• [Given information]
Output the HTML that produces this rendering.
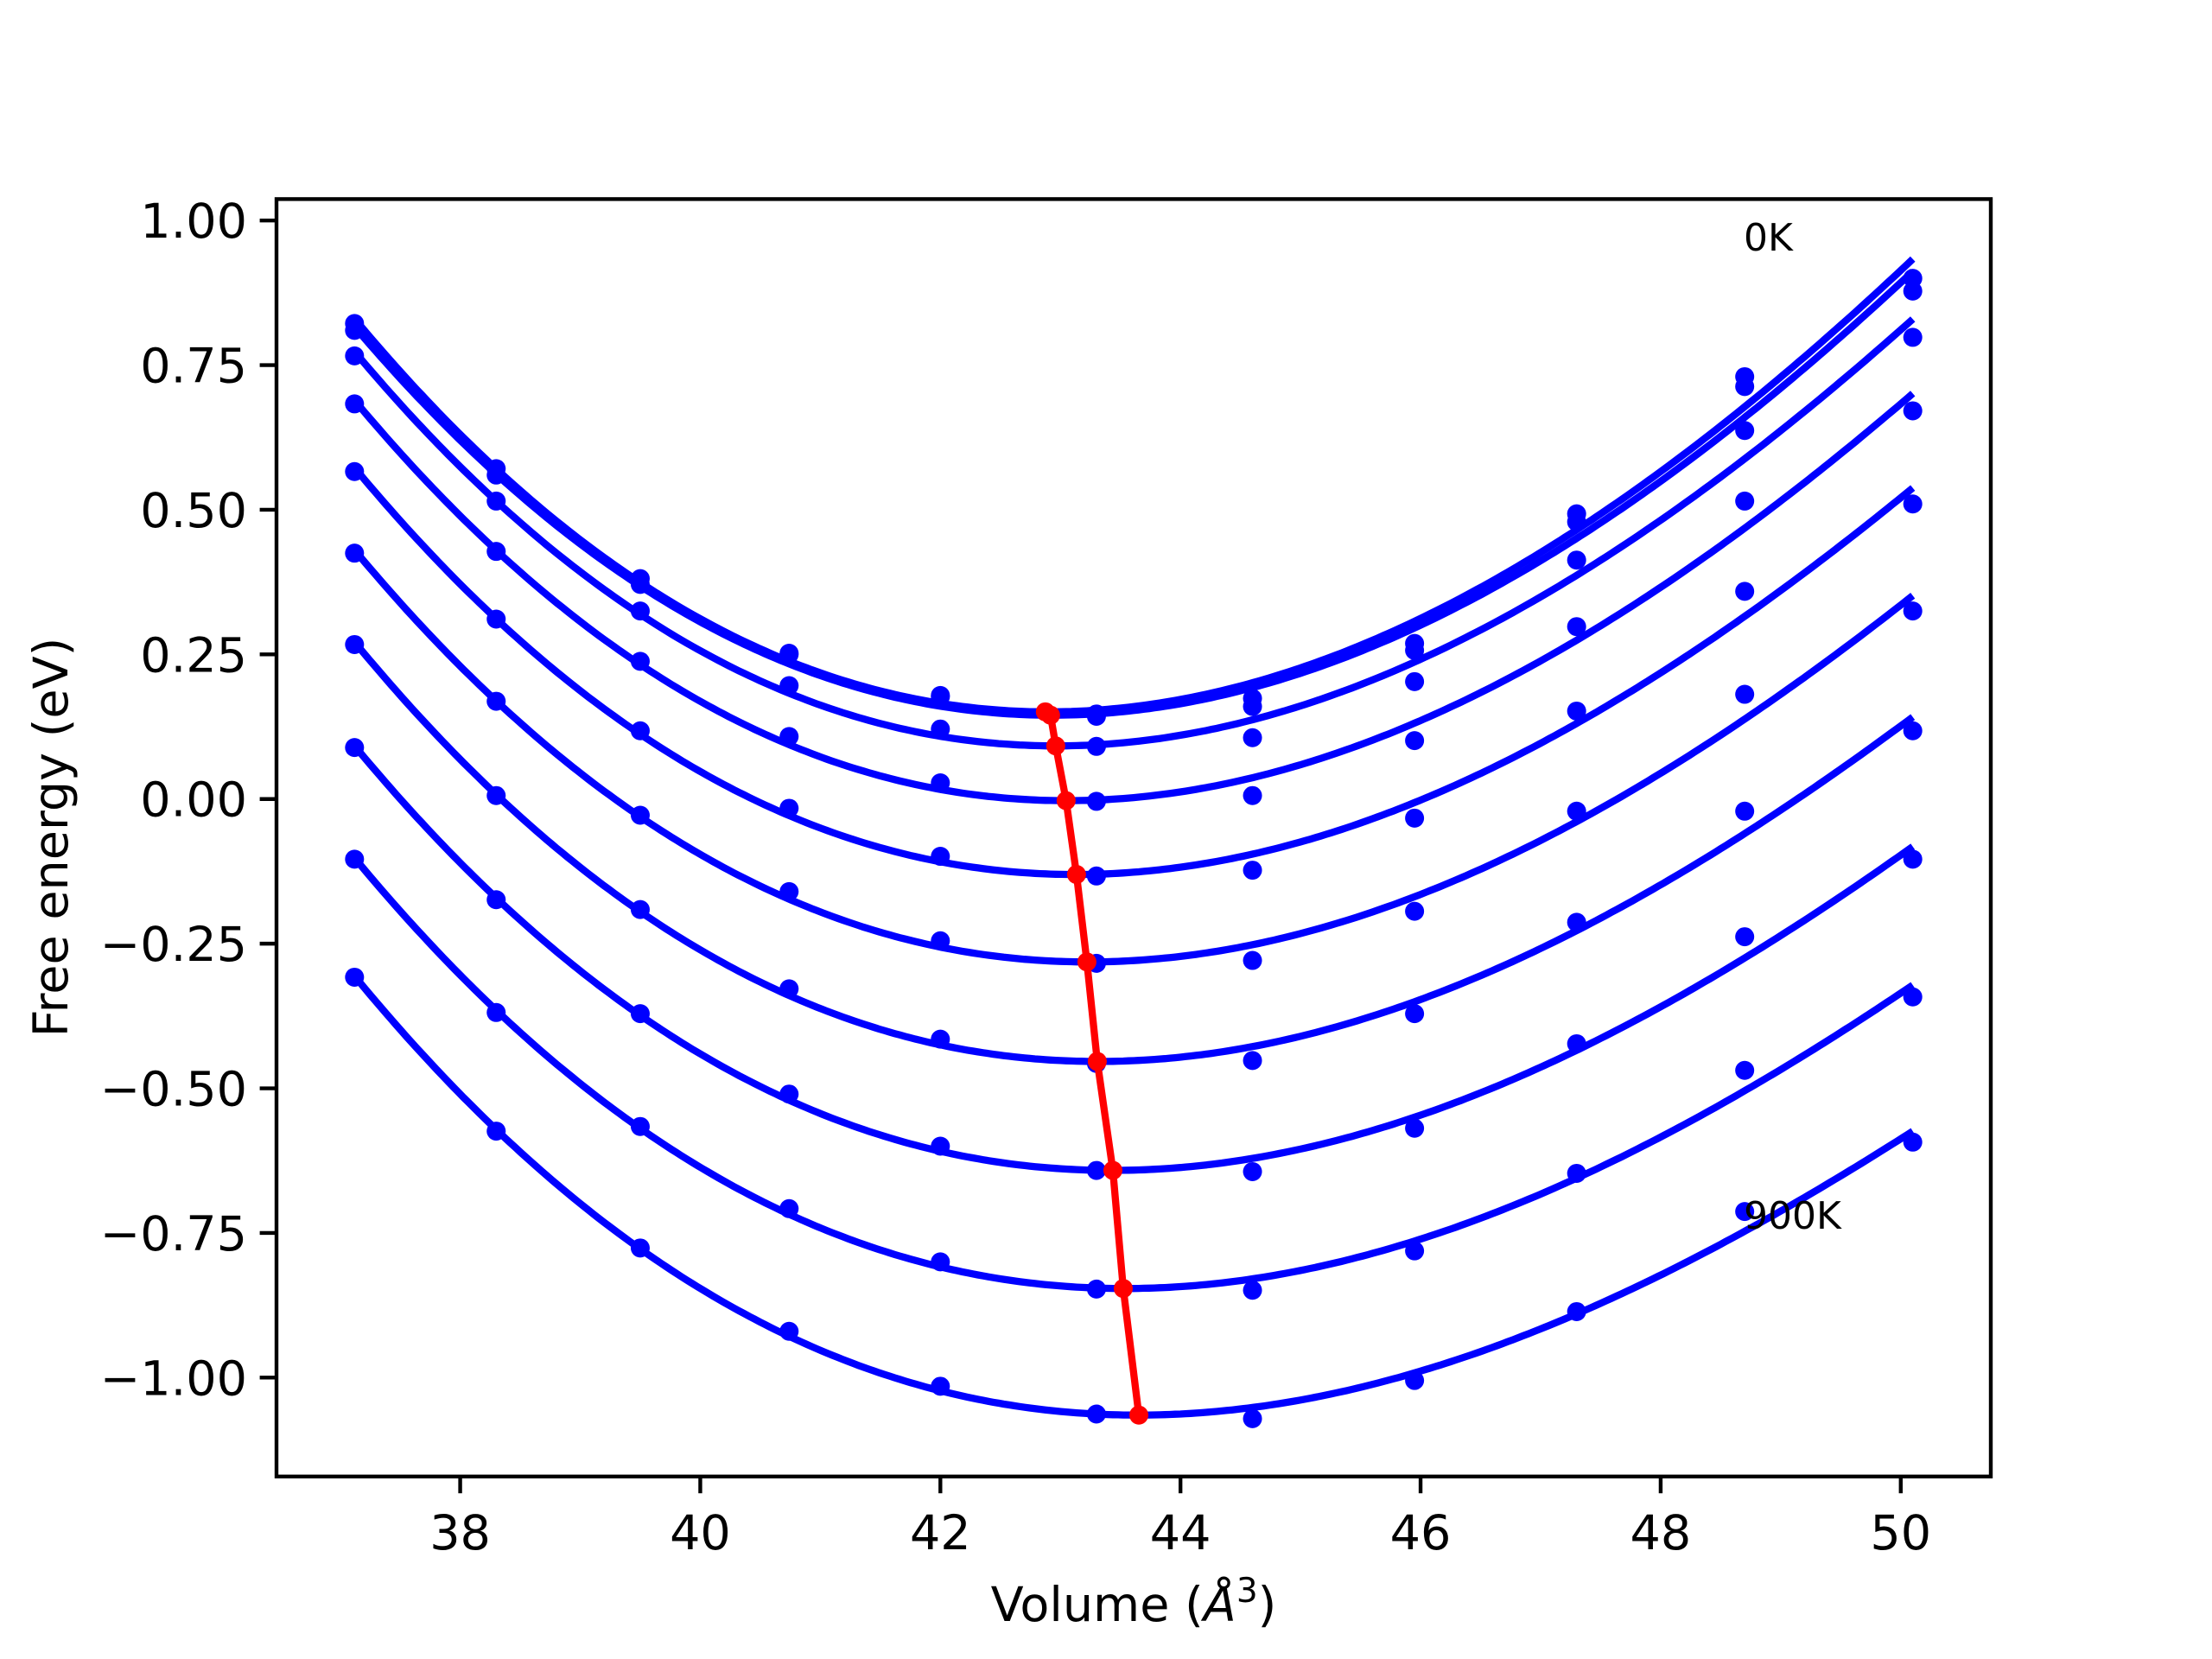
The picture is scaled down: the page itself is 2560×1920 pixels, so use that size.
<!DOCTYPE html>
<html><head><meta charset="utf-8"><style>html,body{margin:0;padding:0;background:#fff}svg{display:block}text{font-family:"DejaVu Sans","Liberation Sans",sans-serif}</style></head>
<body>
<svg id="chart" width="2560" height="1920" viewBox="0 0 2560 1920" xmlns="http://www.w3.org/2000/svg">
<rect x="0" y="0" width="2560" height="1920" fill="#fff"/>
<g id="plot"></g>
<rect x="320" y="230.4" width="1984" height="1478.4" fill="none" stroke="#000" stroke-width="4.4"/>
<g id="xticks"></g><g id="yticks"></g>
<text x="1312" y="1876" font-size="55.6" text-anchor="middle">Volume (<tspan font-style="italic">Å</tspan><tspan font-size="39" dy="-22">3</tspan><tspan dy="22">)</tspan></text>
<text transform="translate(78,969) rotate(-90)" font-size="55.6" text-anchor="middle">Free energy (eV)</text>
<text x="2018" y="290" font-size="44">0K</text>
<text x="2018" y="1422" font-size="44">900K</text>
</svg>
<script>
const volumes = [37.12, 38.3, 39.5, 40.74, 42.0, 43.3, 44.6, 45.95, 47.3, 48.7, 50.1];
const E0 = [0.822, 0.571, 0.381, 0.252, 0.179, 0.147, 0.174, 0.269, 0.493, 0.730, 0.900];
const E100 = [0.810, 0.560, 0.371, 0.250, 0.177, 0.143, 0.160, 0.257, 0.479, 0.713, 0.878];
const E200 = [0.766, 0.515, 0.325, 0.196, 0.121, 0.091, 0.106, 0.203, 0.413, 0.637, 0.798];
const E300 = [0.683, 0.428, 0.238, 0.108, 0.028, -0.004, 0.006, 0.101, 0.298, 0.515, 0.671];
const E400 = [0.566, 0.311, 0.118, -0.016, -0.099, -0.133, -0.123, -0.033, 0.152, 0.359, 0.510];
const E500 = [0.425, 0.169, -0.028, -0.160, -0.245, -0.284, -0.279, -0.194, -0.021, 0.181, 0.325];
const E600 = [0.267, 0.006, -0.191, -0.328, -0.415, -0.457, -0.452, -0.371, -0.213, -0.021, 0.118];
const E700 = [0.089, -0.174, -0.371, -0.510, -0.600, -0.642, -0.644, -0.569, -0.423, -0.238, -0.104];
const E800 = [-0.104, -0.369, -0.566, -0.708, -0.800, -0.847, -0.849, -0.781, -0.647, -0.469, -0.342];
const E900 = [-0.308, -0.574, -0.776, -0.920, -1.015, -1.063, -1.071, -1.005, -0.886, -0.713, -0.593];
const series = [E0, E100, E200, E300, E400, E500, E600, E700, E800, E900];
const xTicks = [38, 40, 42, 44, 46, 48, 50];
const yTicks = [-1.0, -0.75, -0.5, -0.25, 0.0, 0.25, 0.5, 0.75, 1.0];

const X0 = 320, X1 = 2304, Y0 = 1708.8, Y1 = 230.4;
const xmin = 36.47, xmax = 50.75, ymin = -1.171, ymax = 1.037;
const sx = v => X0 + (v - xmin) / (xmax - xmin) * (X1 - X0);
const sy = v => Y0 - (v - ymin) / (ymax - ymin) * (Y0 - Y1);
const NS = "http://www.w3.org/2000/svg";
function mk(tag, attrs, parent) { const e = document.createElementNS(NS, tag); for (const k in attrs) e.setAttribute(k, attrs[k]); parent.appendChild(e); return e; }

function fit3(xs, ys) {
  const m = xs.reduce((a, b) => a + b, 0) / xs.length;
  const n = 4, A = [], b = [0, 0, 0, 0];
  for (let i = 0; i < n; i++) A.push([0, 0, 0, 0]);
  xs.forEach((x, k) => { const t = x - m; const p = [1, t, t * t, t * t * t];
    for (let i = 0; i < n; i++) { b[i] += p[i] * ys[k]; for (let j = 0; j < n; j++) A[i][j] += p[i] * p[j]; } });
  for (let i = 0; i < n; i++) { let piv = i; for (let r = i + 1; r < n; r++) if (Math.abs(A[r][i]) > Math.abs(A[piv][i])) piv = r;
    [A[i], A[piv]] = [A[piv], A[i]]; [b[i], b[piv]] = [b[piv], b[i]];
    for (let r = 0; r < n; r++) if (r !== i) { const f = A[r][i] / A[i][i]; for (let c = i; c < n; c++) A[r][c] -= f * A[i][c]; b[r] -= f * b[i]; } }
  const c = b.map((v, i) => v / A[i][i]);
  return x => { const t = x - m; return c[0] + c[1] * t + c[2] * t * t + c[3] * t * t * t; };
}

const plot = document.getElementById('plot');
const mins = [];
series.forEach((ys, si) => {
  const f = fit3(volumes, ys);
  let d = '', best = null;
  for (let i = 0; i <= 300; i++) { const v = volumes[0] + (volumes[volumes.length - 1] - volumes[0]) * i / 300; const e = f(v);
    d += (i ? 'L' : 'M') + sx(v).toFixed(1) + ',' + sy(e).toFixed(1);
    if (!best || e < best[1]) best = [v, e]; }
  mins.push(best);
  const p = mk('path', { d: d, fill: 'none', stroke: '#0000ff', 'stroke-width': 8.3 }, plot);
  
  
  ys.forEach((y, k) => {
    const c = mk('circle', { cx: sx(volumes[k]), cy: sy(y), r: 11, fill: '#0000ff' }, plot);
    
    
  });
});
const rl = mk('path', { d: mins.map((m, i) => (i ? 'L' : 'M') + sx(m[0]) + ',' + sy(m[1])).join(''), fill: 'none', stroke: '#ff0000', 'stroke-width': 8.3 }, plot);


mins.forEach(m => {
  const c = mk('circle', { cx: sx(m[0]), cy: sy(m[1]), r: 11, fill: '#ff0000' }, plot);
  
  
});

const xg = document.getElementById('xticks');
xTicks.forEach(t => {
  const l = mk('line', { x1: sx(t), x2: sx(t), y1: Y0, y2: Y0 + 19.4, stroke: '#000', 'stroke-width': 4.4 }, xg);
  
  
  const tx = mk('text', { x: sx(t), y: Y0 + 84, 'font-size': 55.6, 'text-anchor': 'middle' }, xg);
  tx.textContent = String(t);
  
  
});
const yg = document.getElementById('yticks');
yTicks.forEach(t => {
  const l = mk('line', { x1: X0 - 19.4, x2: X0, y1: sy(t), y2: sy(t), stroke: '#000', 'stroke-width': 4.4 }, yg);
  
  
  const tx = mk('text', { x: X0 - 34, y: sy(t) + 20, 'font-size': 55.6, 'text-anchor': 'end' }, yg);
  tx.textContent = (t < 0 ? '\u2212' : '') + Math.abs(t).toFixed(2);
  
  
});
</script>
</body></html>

• [Your objective] Copy the data exactly. Any picture it contains is to be omitted.

• [Written response]
Output the HTML that produces this rendering.
The picture is scaled down: the page itself is 2560×1920 pixels, so use that size.
<!DOCTYPE html>
<html><head><meta charset="utf-8"><style>html,body{margin:0;padding:0;background:#fff}svg{display:block}text{font-family:"DejaVu Sans","Liberation Sans",sans-serif}</style></head>
<body>
<svg id="chart" width="2560" height="1920" viewBox="0 0 2560 1920" xmlns="http://www.w3.org/2000/svg">
<rect x="0" y="0" width="2560" height="1920" fill="#fff"/>
<g id="plot"></g>
<rect x="320" y="230.4" width="1984" height="1478.4" fill="none" stroke="#000" stroke-width="4.4"/>
<g id="xticks"></g><g id="yticks"></g>
<text x="1312" y="1876" font-size="55.6" text-anchor="middle">Volume (<tspan font-style="italic">Å</tspan><tspan font-size="39" dy="-22">3</tspan><tspan dy="22">)</tspan></text>
<text transform="translate(78,969) rotate(-90)" font-size="55.6" text-anchor="middle">Free energy (eV)</text>
<text x="2018" y="290" font-size="44">0K</text>
<text x="2018" y="1422" font-size="44">900K</text>
</svg>
<script>
const volumes = [37.12, 38.3, 39.5, 40.74, 42.0, 43.3, 44.6, 45.95, 47.3, 48.7, 50.1];
const E0 = [0.822, 0.571, 0.381, 0.252, 0.179, 0.147, 0.174, 0.269, 0.493, 0.730, 0.900];
const E100 = [0.810, 0.560, 0.371, 0.250, 0.177, 0.143, 0.160, 0.257, 0.479, 0.713, 0.878];
const E200 = [0.766, 0.515, 0.325, 0.196, 0.121, 0.091, 0.106, 0.203, 0.413, 0.637, 0.798];
const E300 = [0.683, 0.428, 0.238, 0.108, 0.028, -0.004, 0.006, 0.101, 0.298, 0.515, 0.671];
const E400 = [0.566, 0.311, 0.118, -0.016, -0.099, -0.133, -0.123, -0.033, 0.152, 0.359, 0.510];
const E500 = [0.425, 0.169, -0.028, -0.160, -0.245, -0.284, -0.279, -0.194, -0.021, 0.181, 0.325];
const E600 = [0.267, 0.006, -0.191, -0.328, -0.415, -0.457, -0.452, -0.371, -0.213, -0.021, 0.118];
const E700 = [0.089, -0.174, -0.371, -0.510, -0.600, -0.642, -0.644, -0.569, -0.423, -0.238, -0.104];
const E800 = [-0.104, -0.369, -0.566, -0.708, -0.800, -0.847, -0.849, -0.781, -0.647, -0.469, -0.342];
const E900 = [-0.308, -0.574, -0.776, -0.920, -1.015, -1.063, -1.071, -1.005, -0.886, -0.713, -0.593];
const series = [E0, E100, E200, E300, E400, E500, E600, E700, E800, E900];
const xTicks = [38, 40, 42, 44, 46, 48, 50];
const yTicks = [-1.0, -0.75, -0.5, -0.25, 0.0, 0.25, 0.5, 0.75, 1.0];

const X0 = 320, X1 = 2304, Y0 = 1708.8, Y1 = 230.4;
const xmin = 36.47, xmax = 50.75, ymin = -1.171, ymax = 1.037;
const sx = v => X0 + (v - xmin) / (xmax - xmin) * (X1 - X0);
const sy = v => Y0 - (v - ymin) / (ymax - ymin) * (Y0 - Y1);
const NS = "http://www.w3.org/2000/svg";
function mk(tag, attrs, parent) { const e = document.createElementNS(NS, tag); for (const k in attrs) e.setAttribute(k, attrs[k]); parent.appendChild(e); return e; }

function fit3(xs, ys) {
  const m = xs.reduce((a, b) => a + b, 0) / xs.length;
  const n = 4, A = [], b = [0, 0, 0, 0];
  for (let i = 0; i < n; i++) A.push([0, 0, 0, 0]);
  xs.forEach((x, k) => { const t = x - m; const p = [1, t, t * t, t * t * t];
    for (let i = 0; i < n; i++) { b[i] += p[i] * ys[k]; for (let j = 0; j < n; j++) A[i][j] += p[i] * p[j]; } });
  for (let i = 0; i < n; i++) { let piv = i; for (let r = i + 1; r < n; r++) if (Math.abs(A[r][i]) > Math.abs(A[piv][i])) piv = r;
    [A[i], A[piv]] = [A[piv], A[i]]; [b[i], b[piv]] = [b[piv], b[i]];
    for (let r = 0; r < n; r++) if (r !== i) { const f = A[r][i] / A[i][i]; for (let c = i; c < n; c++) A[r][c] -= f * A[i][c]; b[r] -= f * b[i]; } }
  const c = b.map((v, i) => v / A[i][i]);
  return x => { const t = x - m; return c[0] + c[1] * t + c[2] * t * t + c[3] * t * t * t; };
}

const plot = document.getElementById('plot');
const mins = [];
series.forEach((ys, si) => {
  const f = fit3(volumes, ys);
  let d = '', best = null;
  for (let i = 0; i <= 300; i++) { const v = volumes[0] + (volumes[volumes.length - 1] - volumes[0]) * i / 300; const e = f(v);
    d += (i ? 'L' : 'M') + sx(v).toFixed(1) + ',' + sy(e).toFixed(1);
    if (!best || e < best[1]) best = [v, e]; }
  mins.push(best);
  const p = mk('path', { d: d, fill: 'none', stroke: '#0000ff', 'stroke-width': 8.3 }, plot);
  
  
  ys.forEach((y, k) => {
    const c = mk('circle', { cx: sx(volumes[k]), cy: sy(y), r: 11, fill: '#0000ff' }, plot);
    
    
  });
});
const rl = mk('path', { d: mins.map((m, i) => (i ? 'L' : 'M') + sx(m[0]) + ',' + sy(m[1])).join(''), fill: 'none', stroke: '#ff0000', 'stroke-width': 8.3 }, plot);


mins.forEach(m => {
  const c = mk('circle', { cx: sx(m[0]), cy: sy(m[1]), r: 11, fill: '#ff0000' }, plot);
  
  
});

const xg = document.getElementById('xticks');
xTicks.forEach(t => {
  const l = mk('line', { x1: sx(t), x2: sx(t), y1: Y0, y2: Y0 + 19.4, stroke: '#000', 'stroke-width': 4.4 }, xg);
  
  
  const tx = mk('text', { x: sx(t), y: Y0 + 84, 'font-size': 55.6, 'text-anchor': 'middle' }, xg);
  tx.textContent = String(t);
  
  
});
const yg = document.getElementById('yticks');
yTicks.forEach(t => {
  const l = mk('line', { x1: X0 - 19.4, x2: X0, y1: sy(t), y2: sy(t), stroke: '#000', 'stroke-width': 4.4 }, yg);
  
  
  const tx = mk('text', { x: X0 - 34, y: sy(t) + 20, 'font-size': 55.6, 'text-anchor': 'end' }, yg);
  tx.textContent = (t < 0 ? '\u2212' : '') + Math.abs(t).toFixed(2);
  
  
});
</script>
</body></html>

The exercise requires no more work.